**Source data:**
+---+

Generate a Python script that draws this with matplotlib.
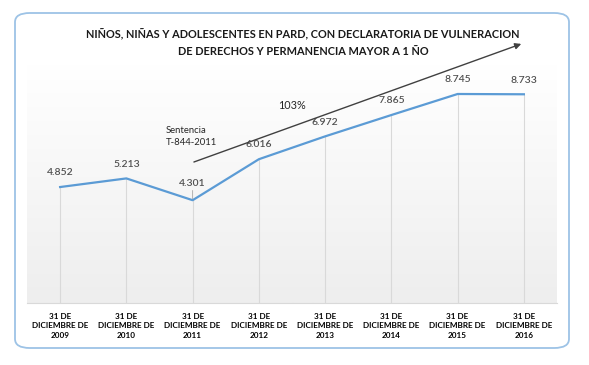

+---+

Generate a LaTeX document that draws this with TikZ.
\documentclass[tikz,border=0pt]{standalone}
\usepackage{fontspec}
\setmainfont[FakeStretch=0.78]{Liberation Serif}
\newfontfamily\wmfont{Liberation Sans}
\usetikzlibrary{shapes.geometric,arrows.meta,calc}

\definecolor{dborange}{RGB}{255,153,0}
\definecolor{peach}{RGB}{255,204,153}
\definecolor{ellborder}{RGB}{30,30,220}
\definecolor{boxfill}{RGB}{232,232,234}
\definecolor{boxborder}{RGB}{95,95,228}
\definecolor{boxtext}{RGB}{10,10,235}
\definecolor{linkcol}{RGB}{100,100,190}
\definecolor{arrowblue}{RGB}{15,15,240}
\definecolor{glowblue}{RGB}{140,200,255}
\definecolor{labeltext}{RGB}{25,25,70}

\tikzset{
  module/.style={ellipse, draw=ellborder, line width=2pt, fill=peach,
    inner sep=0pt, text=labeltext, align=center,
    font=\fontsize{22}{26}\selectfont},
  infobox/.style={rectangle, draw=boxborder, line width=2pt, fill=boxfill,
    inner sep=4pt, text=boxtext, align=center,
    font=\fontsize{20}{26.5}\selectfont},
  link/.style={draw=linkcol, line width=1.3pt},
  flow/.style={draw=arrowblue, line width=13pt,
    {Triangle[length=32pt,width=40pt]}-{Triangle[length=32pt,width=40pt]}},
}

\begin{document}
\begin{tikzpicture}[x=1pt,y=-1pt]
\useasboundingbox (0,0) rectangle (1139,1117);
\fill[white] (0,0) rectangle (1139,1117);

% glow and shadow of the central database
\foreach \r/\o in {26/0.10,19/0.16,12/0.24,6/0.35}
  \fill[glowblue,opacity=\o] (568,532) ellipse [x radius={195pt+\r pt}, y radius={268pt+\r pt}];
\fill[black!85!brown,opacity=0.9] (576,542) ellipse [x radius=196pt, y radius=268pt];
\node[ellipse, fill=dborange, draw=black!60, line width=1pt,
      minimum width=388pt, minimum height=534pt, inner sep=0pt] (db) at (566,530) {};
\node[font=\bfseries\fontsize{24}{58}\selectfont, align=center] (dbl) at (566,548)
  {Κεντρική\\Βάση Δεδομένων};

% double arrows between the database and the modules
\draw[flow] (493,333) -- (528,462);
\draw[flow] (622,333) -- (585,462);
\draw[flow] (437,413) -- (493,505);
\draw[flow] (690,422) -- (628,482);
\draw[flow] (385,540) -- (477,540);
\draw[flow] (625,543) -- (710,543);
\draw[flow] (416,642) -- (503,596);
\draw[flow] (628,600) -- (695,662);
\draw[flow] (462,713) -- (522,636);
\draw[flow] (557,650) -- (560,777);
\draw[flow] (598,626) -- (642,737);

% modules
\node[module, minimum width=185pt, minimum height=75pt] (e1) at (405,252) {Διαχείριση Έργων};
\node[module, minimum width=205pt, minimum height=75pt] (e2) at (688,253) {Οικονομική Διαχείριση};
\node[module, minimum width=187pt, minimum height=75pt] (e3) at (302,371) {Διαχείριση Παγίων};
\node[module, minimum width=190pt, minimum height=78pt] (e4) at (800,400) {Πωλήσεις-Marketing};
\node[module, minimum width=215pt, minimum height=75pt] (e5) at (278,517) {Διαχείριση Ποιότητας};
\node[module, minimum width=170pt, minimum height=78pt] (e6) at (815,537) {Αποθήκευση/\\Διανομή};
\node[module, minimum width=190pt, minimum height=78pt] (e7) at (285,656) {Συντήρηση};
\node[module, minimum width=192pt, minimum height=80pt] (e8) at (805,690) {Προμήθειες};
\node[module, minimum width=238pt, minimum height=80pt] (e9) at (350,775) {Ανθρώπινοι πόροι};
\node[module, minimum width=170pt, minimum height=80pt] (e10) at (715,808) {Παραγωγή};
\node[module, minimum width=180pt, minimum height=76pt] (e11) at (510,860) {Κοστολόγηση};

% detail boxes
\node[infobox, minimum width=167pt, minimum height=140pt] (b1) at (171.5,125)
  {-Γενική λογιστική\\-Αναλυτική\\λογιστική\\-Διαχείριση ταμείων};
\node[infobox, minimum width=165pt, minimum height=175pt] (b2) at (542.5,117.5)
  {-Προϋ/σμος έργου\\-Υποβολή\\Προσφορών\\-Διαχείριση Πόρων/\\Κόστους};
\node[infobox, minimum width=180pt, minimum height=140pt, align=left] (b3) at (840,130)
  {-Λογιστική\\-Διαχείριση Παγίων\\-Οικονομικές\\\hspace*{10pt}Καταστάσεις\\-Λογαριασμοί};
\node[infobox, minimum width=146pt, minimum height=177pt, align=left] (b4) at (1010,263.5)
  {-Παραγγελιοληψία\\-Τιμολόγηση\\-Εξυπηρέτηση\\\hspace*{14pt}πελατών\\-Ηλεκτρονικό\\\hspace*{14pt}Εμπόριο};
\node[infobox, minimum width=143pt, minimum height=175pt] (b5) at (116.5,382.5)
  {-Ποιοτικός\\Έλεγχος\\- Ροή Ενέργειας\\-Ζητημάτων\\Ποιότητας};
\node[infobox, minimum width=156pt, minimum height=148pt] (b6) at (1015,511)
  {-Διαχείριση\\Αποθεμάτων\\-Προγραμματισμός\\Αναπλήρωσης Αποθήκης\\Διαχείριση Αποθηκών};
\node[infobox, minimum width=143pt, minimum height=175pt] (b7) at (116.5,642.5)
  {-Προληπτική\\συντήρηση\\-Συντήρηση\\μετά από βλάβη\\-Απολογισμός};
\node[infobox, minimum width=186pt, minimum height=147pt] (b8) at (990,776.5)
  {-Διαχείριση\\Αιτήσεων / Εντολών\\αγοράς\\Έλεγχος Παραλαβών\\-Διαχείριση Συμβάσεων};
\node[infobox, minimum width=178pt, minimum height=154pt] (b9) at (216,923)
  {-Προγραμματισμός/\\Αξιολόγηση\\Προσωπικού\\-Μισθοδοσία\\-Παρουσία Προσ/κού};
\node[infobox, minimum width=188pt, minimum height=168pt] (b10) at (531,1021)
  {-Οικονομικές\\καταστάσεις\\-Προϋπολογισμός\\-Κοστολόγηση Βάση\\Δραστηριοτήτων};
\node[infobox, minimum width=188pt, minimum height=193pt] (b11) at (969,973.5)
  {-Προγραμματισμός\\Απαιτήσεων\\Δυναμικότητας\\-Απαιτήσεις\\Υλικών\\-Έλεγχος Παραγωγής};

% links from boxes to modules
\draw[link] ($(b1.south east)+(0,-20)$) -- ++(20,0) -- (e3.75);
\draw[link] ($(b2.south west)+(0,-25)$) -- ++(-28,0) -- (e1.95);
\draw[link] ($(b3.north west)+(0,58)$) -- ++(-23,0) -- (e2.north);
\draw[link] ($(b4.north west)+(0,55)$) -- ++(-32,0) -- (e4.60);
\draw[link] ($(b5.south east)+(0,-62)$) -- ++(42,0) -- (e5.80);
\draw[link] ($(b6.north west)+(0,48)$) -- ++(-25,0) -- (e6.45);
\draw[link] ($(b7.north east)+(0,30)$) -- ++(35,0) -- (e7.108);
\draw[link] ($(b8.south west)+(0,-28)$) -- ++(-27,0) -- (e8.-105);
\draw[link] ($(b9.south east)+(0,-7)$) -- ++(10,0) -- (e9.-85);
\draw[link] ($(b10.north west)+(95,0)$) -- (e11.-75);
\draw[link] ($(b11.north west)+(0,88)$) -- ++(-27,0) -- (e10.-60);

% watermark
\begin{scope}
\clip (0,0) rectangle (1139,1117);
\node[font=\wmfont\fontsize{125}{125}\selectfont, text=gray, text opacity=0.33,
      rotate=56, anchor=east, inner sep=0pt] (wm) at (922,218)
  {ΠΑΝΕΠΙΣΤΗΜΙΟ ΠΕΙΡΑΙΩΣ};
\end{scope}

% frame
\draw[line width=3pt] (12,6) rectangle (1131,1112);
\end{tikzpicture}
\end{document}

+---+

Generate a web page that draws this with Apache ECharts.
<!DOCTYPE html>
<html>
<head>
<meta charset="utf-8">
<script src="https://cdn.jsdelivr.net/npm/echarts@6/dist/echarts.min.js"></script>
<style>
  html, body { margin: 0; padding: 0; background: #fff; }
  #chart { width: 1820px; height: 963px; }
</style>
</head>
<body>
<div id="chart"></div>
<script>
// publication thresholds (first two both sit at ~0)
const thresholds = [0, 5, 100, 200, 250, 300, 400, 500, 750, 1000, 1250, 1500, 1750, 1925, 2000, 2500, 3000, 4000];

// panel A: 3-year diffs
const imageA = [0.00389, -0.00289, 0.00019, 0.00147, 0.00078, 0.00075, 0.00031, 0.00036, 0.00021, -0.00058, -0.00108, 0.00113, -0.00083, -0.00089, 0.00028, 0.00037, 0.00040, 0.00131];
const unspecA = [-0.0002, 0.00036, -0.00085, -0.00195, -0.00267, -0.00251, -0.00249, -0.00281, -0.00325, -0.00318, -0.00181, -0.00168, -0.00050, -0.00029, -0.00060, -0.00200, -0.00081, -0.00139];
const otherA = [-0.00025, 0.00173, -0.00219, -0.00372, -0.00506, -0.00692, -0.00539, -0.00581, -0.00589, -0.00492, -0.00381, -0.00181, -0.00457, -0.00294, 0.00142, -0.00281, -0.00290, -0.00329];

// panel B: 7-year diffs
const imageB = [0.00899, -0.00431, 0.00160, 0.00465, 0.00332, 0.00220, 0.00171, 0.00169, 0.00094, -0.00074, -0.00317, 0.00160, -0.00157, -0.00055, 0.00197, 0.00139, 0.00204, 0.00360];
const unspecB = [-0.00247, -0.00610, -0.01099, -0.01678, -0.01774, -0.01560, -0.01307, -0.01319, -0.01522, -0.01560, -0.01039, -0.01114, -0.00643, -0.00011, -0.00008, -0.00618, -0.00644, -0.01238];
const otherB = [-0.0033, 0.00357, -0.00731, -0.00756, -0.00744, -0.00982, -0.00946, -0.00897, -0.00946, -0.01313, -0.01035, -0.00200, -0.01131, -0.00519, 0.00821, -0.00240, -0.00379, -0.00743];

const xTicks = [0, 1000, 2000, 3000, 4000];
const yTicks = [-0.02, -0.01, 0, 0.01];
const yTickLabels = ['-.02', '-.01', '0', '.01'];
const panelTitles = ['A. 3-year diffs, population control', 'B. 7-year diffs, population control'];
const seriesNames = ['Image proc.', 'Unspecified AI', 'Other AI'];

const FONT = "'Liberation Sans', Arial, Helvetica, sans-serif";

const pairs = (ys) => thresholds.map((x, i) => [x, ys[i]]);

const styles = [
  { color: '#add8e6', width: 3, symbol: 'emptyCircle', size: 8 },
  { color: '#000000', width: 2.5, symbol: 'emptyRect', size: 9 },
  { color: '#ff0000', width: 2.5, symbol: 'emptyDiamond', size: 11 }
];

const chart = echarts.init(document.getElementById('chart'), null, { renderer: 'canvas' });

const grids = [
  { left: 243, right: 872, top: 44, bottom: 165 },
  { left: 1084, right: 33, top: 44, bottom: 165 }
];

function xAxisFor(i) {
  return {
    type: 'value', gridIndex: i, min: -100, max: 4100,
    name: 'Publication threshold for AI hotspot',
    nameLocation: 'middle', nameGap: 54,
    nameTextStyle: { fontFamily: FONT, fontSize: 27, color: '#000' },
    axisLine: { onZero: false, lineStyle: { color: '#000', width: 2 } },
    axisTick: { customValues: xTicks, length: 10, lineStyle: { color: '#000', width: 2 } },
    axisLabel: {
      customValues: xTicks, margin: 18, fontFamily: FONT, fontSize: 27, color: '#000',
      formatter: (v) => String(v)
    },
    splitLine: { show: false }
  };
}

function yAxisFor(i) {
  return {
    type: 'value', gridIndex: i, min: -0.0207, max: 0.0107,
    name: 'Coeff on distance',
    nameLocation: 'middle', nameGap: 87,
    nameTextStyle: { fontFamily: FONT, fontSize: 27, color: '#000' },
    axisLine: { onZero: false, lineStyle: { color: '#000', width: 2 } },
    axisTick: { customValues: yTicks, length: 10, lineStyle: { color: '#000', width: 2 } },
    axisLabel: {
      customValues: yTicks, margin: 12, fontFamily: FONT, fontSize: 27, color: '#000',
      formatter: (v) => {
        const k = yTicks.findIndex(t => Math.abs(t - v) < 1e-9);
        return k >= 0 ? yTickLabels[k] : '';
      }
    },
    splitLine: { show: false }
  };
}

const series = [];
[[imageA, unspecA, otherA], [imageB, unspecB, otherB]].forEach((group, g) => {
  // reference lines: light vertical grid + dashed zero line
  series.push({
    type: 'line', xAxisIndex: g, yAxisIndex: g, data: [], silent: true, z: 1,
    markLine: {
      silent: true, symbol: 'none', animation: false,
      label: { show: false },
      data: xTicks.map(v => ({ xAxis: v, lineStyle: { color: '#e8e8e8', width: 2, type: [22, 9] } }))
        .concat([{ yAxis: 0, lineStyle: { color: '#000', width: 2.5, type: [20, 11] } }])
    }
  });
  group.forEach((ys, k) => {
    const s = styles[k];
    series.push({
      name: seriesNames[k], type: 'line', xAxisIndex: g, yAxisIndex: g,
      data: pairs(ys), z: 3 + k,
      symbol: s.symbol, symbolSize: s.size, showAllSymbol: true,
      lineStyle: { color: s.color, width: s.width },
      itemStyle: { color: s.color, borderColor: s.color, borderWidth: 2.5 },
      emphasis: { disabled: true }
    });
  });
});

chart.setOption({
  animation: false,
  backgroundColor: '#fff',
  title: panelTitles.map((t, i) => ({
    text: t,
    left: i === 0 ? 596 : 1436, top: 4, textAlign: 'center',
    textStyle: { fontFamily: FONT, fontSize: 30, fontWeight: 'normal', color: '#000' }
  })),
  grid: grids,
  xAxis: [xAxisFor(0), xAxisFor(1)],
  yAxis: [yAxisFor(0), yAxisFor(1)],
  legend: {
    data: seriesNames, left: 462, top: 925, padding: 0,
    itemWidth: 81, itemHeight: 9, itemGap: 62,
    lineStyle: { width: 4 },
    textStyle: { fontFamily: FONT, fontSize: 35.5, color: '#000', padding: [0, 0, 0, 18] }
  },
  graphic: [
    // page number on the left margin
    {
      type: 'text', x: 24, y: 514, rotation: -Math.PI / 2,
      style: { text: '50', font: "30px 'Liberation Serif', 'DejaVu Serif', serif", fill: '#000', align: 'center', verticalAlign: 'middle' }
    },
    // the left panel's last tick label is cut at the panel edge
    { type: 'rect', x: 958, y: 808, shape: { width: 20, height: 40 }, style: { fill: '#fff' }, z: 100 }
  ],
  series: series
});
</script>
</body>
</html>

+---+

**Written request:**
Go through the material above and output exactly the lines from the one containing "Generate a web" through the one containing "-0.00240, -0.00379, -0.00743];".

**Complete output:**
Generate a web page that draws this with Apache ECharts.
<!DOCTYPE html>
<html>
<head>
<meta charset="utf-8">
<script src="https://cdn.jsdelivr.net/npm/echarts@6/dist/echarts.min.js"></script>
<style>
  html, body { margin: 0; padding: 0; background: #fff; }
  #chart { width: 1820px; height: 963px; }
</style>
</head>
<body>
<div id="chart"></div>
<script>
// publication thresholds (first two both sit at ~0)
const thresholds = [0, 5, 100, 200, 250, 300, 400, 500, 750, 1000, 1250, 1500, 1750, 1925, 2000, 2500, 3000, 4000];

// panel A: 3-year diffs
const imageA = [0.00389, -0.00289, 0.00019, 0.00147, 0.00078, 0.00075, 0.00031, 0.00036, 0.00021, -0.00058, -0.00108, 0.00113, -0.00083, -0.00089, 0.00028, 0.00037, 0.00040, 0.00131];
const unspecA = [-0.0002, 0.00036, -0.00085, -0.00195, -0.00267, -0.00251, -0.00249, -0.00281, -0.00325, -0.00318, -0.00181, -0.00168, -0.00050, -0.00029, -0.00060, -0.00200, -0.00081, -0.00139];
const otherA = [-0.00025, 0.00173, -0.00219, -0.00372, -0.00506, -0.00692, -0.00539, -0.00581, -0.00589, -0.00492, -0.00381, -0.00181, -0.00457, -0.00294, 0.00142, -0.00281, -0.00290, -0.00329];

// panel B: 7-year diffs
const imageB = [0.00899, -0.00431, 0.00160, 0.00465, 0.00332, 0.00220, 0.00171, 0.00169, 0.00094, -0.00074, -0.00317, 0.00160, -0.00157, -0.00055, 0.00197, 0.00139, 0.00204, 0.00360];
const unspecB = [-0.00247, -0.00610, -0.01099, -0.01678, -0.01774, -0.01560, -0.01307, -0.01319, -0.01522, -0.01560, -0.01039, -0.01114, -0.00643, -0.00011, -0.00008, -0.00618, -0.00644, -0.01238];
const otherB = [-0.0033, 0.00357, -0.00731, -0.00756, -0.00744, -0.00982, -0.00946, -0.00897, -0.00946, -0.01313, -0.01035, -0.00200, -0.01131, -0.00519, 0.00821, -0.00240, -0.00379, -0.00743];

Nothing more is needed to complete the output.